> [Exercise objective] Return the material word for word. Do not include pictures.

> [Data extract]
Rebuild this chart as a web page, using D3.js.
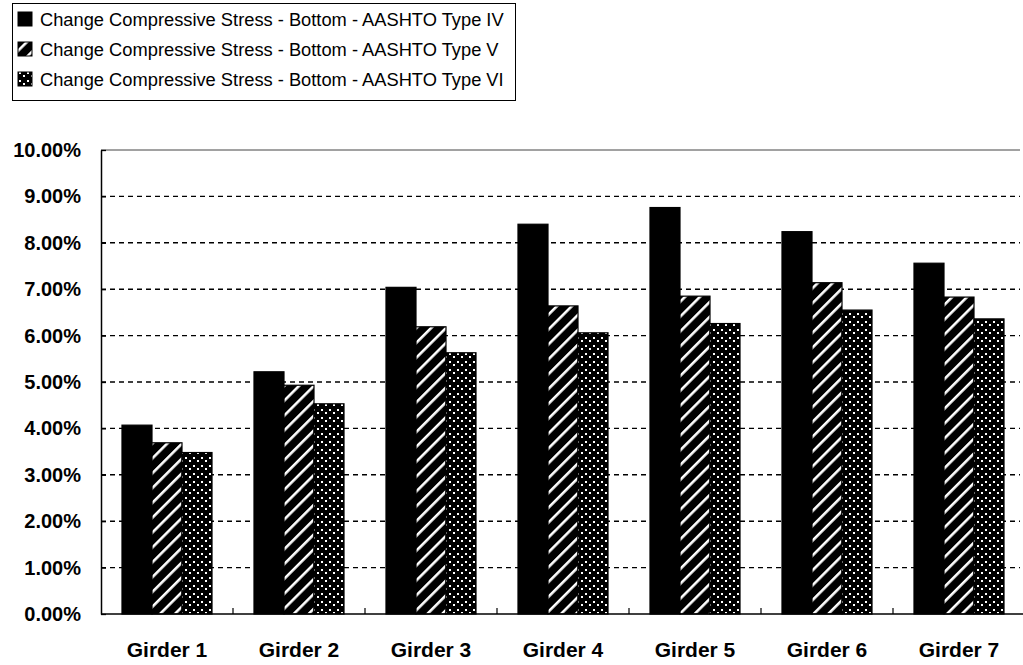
<!DOCTYPE html>
<html>
<head>
<meta charset="utf-8">
<script src="https://cdn.jsdelivr.net/npm/d3@7"></script>
<style>
  body { margin: 0; background: #fff; }
  svg { display: block; }
  .tick text { font-family: "Liberation Sans", Arial, sans-serif; font-weight: bold; fill: #000; }
  .legend text { font-family: "Liberation Sans", Arial, sans-serif; font-size: 18.3px; fill: #000; }
</style>
</head>
<body>
<svg id="chart"></svg>
<script>
const width = 1023, height = 665;

const girders = ["Girder 1", "Girder 2", "Girder 3", "Girder 4", "Girder 5", "Girder 6", "Girder 7"];
const seriesNames = [
  "Change Compressive Stress - Bottom - AASHTO Type IV",
  "Change Compressive Stress - Bottom - AASHTO Type V",
  "Change Compressive Stress - Bottom - AASHTO Type VI"
];
const typeIV = [0.0407, 0.0522, 0.0704, 0.0840, 0.0876, 0.0824, 0.0756];
const typeV = [0.0369, 0.0493, 0.0619, 0.0664, 0.0685, 0.0714, 0.0683];
const typeVI = [0.0348, 0.0453, 0.0563, 0.0606, 0.0626, 0.0655, 0.0636];
const yTicks = [0, 0.01, 0.02, 0.03, 0.04, 0.05, 0.06, 0.07, 0.08, 0.09, 0.10];

const seriesValues = [typeIV, typeV, typeVI];
const fills = ["#000", "url(#stripes)", "url(#dots)"];

const svg = d3.select("#chart")
  .attr("width", width)
  .attr("height", height);

const plot = { left: 101, right: 1025, top: 150, bottom: 614 };

// patterns
const defs = svg.append("defs");
const stripes = defs.append("pattern")
  .attr("id", "stripes")
  .attr("patternUnits", "userSpaceOnUse")
  .attr("width", 10.5)
  .attr("height", 10.5)
  .attr("patternTransform", "rotate(45)");
stripes.append("rect").attr("width", 10.5).attr("height", 10.5).attr("fill", "#000");
stripes.append("rect").attr("x", 0).attr("y", 0).attr("width", 2.6).attr("height", 10.5).attr("fill", "#fff");

const dots = defs.append("pattern")
  .attr("id", "dots")
  .attr("patternUnits", "userSpaceOnUse")
  .attr("width", 8)
  .attr("height", 8);
dots.append("rect").attr("width", 8).attr("height", 8).attr("fill", "#000");
dots.append("rect").attr("x", 1).attr("y", 1).attr("width", 2).attr("height", 2).attr("fill", "#fff");
dots.append("rect").attr("x", 5).attr("y", 4).attr("width", 2).attr("height", 2).attr("fill", "#fff");

const x = d3.scaleBand()
  .domain(girders)
  .range([plot.left, plot.right])
  .paddingInner(0.318)
  .paddingOuter(0.159);

const xs = d3.scaleBand()
  .domain(d3.range(seriesNames.length))
  .range([0, x.bandwidth()]);

const y = d3.scaleLinear()
  .domain([0, 0.10])
  .range([plot.bottom, plot.top]);

// gridlines
svg.append("g")
  .selectAll("line")
  .data(yTicks.filter(d => d > 0))
  .enter()
  .append("line")
  .attr("x1", plot.left)
  .attr("x2", 1020)
  .attr("y1", d => y(d))
  .attr("y2", d => y(d))
  .attr("stroke", d => d === 0.10 ? "#444" : "#000")
  .attr("stroke-width", d => d === 0.10 ? 1 : 1.4)
  .attr("stroke-dasharray", d => d === 0.10 ? null : "5,4");

// bars
const groups = svg.append("g")
  .selectAll("g")
  .data(seriesValues)
  .enter()
  .append("g")
  .attr("fill", (d, i) => fills[i]);

groups.selectAll("rect")
  .data((d, i) => d.map((v, j) => ({ s: i, g: girders[j], v: v })))
  .enter()
  .append("rect")
  .attr("x", d => x(d.g) + xs(d.s))
  .attr("y", d => y(d.v))
  .attr("width", xs.bandwidth())
  .attr("height", d => y(0) - y(d.v))
  .attr("stroke", "#000")
  .attr("stroke-width", 1.2);

// y axis
const yAxis = d3.axisLeft(y)
  .tickValues(yTicks)
  .tickFormat(d3.format(".2%"))
  .tickSizeInner(-5)
  .tickSizeOuter(0)
  .tickPadding(20);

svg.append("g")
  .attr("transform", "translate(" + plot.left + ",0)")
  .call(yAxis)
  .call(g => g.select(".domain").attr("stroke", "#000").attr("stroke-width", 1.5))
  .call(g => g.selectAll(".tick line").attr("stroke", "#000").attr("stroke-width", 1.3))
  .call(g => g.selectAll(".tick text").attr("font-size", 20));

// x axis
const xAxis = d3.axisBottom(x)
  .tickSize(0)
  .tickPadding(28);

svg.append("g")
  .attr("transform", "translate(0," + plot.bottom + ")")
  .call(xAxis)
  .call(g => g.select(".domain").attr("stroke", "#000").attr("stroke-width", 1.6).attr("d", "M" + plot.left + ",0H1023"))
  .call(g => g.selectAll(".tick text").attr("font-size", 21));

// category boundary ticks
svg.append("g")
  .selectAll("line")
  .data(girders.slice(1))
  .enter()
  .append("line")
  .attr("x1", d => x(d) - x.step() * x.paddingInner() / 2)
  .attr("x2", d => x(d) - x.step() * x.paddingInner() / 2)
  .attr("y1", plot.bottom)
  .attr("y2", plot.bottom - 6)
  .attr("stroke", "#000")
  .attr("stroke-width", 1.2);

// legend
const legend = svg.append("g").attr("class", "legend");
legend.append("rect")
  .attr("x", 12.5)
  .attr("y", 3.5)
  .attr("width", 503)
  .attr("height", 97)
  .attr("fill", "#fff")
  .attr("stroke", "#000")
  .attr("stroke-width", 1);

const items = legend.selectAll("g.item")
  .data(seriesNames)
  .enter()
  .append("g")
  .attr("class", "item")
  .attr("transform", (d, i) => "translate(18," + (19 + i * 30) + ")");

items.append("rect")
  .attr("x", 0)
  .attr("y", -7)
  .attr("width", 14)
  .attr("height", 14)
  .attr("fill", (d, i) => fills[i])
  .attr("stroke", "#000");

items.append("text")
  .attr("x", 22)
  .attr("y", 7)
  .text(d => d);
</script>
</body>
</html>
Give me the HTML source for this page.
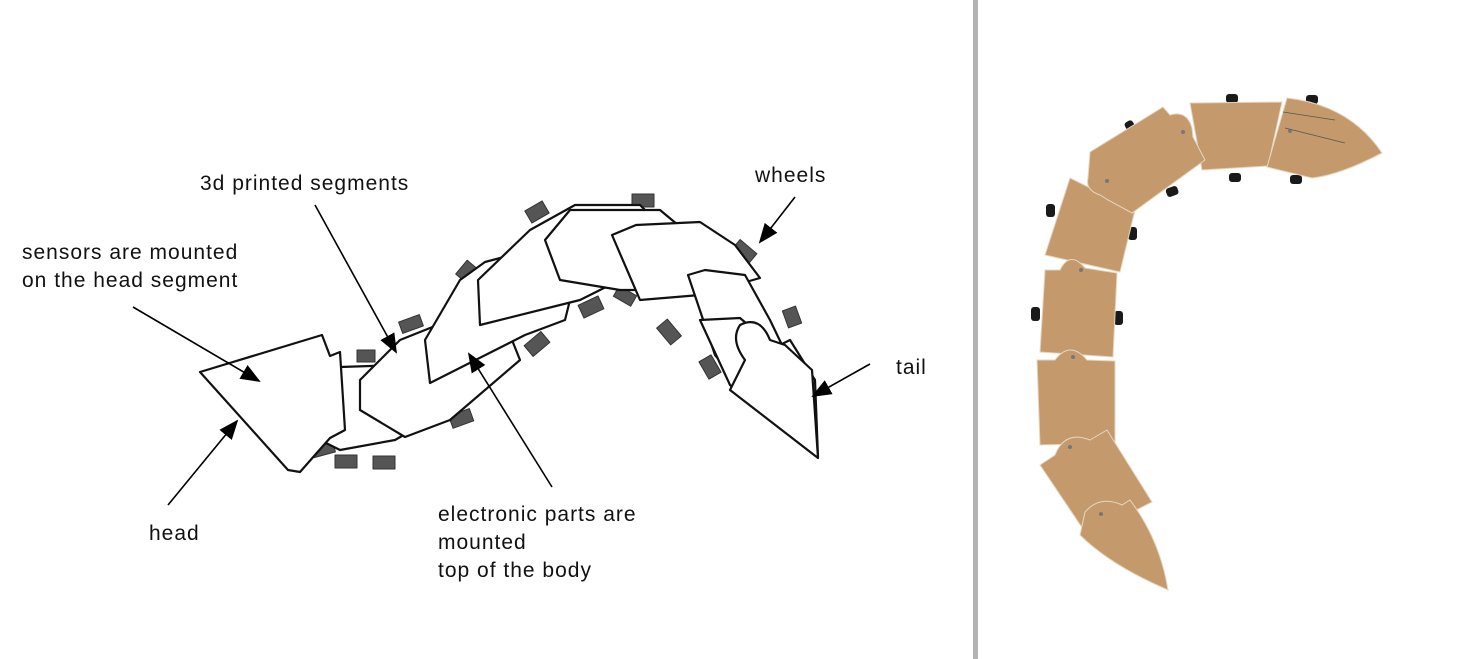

> [Response below]
Rebuild this chart as a web page, using D3.js.
<!DOCTYPE html>
<html>
<head>
<meta charset="utf-8">
<script src="https://cdn.jsdelivr.net/npm/d3@7"></script>
<style>
  body { margin: 0; background: #fff; }
  svg { display: block; }
  .tick text { font-family: "Liberation Sans", Arial, sans-serif; font-weight: bold; fill: #000; }
  .legend text { font-family: "Liberation Sans", Arial, sans-serif; font-size: 18.3px; fill: #000; }
</style>
</head>
<body>
<svg id="chart"></svg>
<script>
const width = 1023, height = 665;

const girders = ["Girder 1", "Girder 2", "Girder 3", "Girder 4", "Girder 5", "Girder 6", "Girder 7"];
const seriesNames = [
  "Change Compressive Stress - Bottom - AASHTO Type IV",
  "Change Compressive Stress - Bottom - AASHTO Type V",
  "Change Compressive Stress - Bottom - AASHTO Type VI"
];
const typeIV = [0.0407, 0.0522, 0.0704, 0.0840, 0.0876, 0.0824, 0.0756];
const typeV = [0.0369, 0.0493, 0.0619, 0.0664, 0.0685, 0.0714, 0.0683];
const typeVI = [0.0348, 0.0453, 0.0563, 0.0606, 0.0626, 0.0655, 0.0636];
const yTicks = [0, 0.01, 0.02, 0.03, 0.04, 0.05, 0.06, 0.07, 0.08, 0.09, 0.10];

const seriesValues = [typeIV, typeV, typeVI];
const fills = ["#000", "url(#stripes)", "url(#dots)"];

const svg = d3.select("#chart")
  .attr("width", width)
  .attr("height", height);

const plot = { left: 101, right: 1025, top: 150, bottom: 614 };

// patterns
const defs = svg.append("defs");
const stripes = defs.append("pattern")
  .attr("id", "stripes")
  .attr("patternUnits", "userSpaceOnUse")
  .attr("width", 10.5)
  .attr("height", 10.5)
  .attr("patternTransform", "rotate(45)");
stripes.append("rect").attr("width", 10.5).attr("height", 10.5).attr("fill", "#000");
stripes.append("rect").attr("x", 0).attr("y", 0).attr("width", 2.6).attr("height", 10.5).attr("fill", "#fff");

const dots = defs.append("pattern")
  .attr("id", "dots")
  .attr("patternUnits", "userSpaceOnUse")
  .attr("width", 8)
  .attr("height", 8);
dots.append("rect").attr("width", 8).attr("height", 8).attr("fill", "#000");
dots.append("rect").attr("x", 1).attr("y", 1).attr("width", 2).attr("height", 2).attr("fill", "#fff");
dots.append("rect").attr("x", 5).attr("y", 4).attr("width", 2).attr("height", 2).attr("fill", "#fff");

const x = d3.scaleBand()
  .domain(girders)
  .range([plot.left, plot.right])
  .paddingInner(0.318)
  .paddingOuter(0.159);

const xs = d3.scaleBand()
  .domain(d3.range(seriesNames.length))
  .range([0, x.bandwidth()]);

const y = d3.scaleLinear()
  .domain([0, 0.10])
  .range([plot.bottom, plot.top]);

// gridlines
svg.append("g")
  .selectAll("line")
  .data(yTicks.filter(d => d > 0))
  .enter()
  .append("line")
  .attr("x1", plot.left)
  .attr("x2", 1020)
  .attr("y1", d => y(d))
  .attr("y2", d => y(d))
  .attr("stroke", d => d === 0.10 ? "#444" : "#000")
  .attr("stroke-width", d => d === 0.10 ? 1 : 1.4)
  .attr("stroke-dasharray", d => d === 0.10 ? null : "5,4");

// bars
const groups = svg.append("g")
  .selectAll("g")
  .data(seriesValues)
  .enter()
  .append("g")
  .attr("fill", (d, i) => fills[i]);

groups.selectAll("rect")
  .data((d, i) => d.map((v, j) => ({ s: i, g: girders[j], v: v })))
  .enter()
  .append("rect")
  .attr("x", d => x(d.g) + xs(d.s))
  .attr("y", d => y(d.v))
  .attr("width", xs.bandwidth())
  .attr("height", d => y(0) - y(d.v))
  .attr("stroke", "#000")
  .attr("stroke-width", 1.2);

// y axis
const yAxis = d3.axisLeft(y)
  .tickValues(yTicks)
  .tickFormat(d3.format(".2%"))
  .tickSizeInner(-5)
  .tickSizeOuter(0)
  .tickPadding(20);

svg.append("g")
  .attr("transform", "translate(" + plot.left + ",0)")
  .call(yAxis)
  .call(g => g.select(".domain").attr("stroke", "#000").attr("stroke-width", 1.5))
  .call(g => g.selectAll(".tick line").attr("stroke", "#000").attr("stroke-width", 1.3))
  .call(g => g.selectAll(".tick text").attr("font-size", 20));

// x axis
const xAxis = d3.axisBottom(x)
  .tickSize(0)
  .tickPadding(28);

svg.append("g")
  .attr("transform", "translate(0," + plot.bottom + ")")
  .call(xAxis)
  .call(g => g.select(".domain").attr("stroke", "#000").attr("stroke-width", 1.6).attr("d", "M" + plot.left + ",0H1023"))
  .call(g => g.selectAll(".tick text").attr("font-size", 21));

// category boundary ticks
svg.append("g")
  .selectAll("line")
  .data(girders.slice(1))
  .enter()
  .append("line")
  .attr("x1", d => x(d) - x.step() * x.paddingInner() / 2)
  .attr("x2", d => x(d) - x.step() * x.paddingInner() / 2)
  .attr("y1", plot.bottom)
  .attr("y2", plot.bottom - 6)
  .attr("stroke", "#000")
  .attr("stroke-width", 1.2);

// legend
const legend = svg.append("g").attr("class", "legend");
legend.append("rect")
  .attr("x", 12.5)
  .attr("y", 3.5)
  .attr("width", 503)
  .attr("height", 97)
  .attr("fill", "#fff")
  .attr("stroke", "#000")
  .attr("stroke-width", 1);

const items = legend.selectAll("g.item")
  .data(seriesNames)
  .enter()
  .append("g")
  .attr("class", "item")
  .attr("transform", (d, i) => "translate(18," + (19 + i * 30) + ")");

items.append("rect")
  .attr("x", 0)
  .attr("y", -7)
  .attr("width", 14)
  .attr("height", 14)
  .attr("fill", (d, i) => fills[i])
  .attr("stroke", "#000");

items.append("text")
  .attr("x", 22)
  .attr("y", 7)
  .text(d => d);
</script>
</body>
</html>
Give me the HTML source for this page.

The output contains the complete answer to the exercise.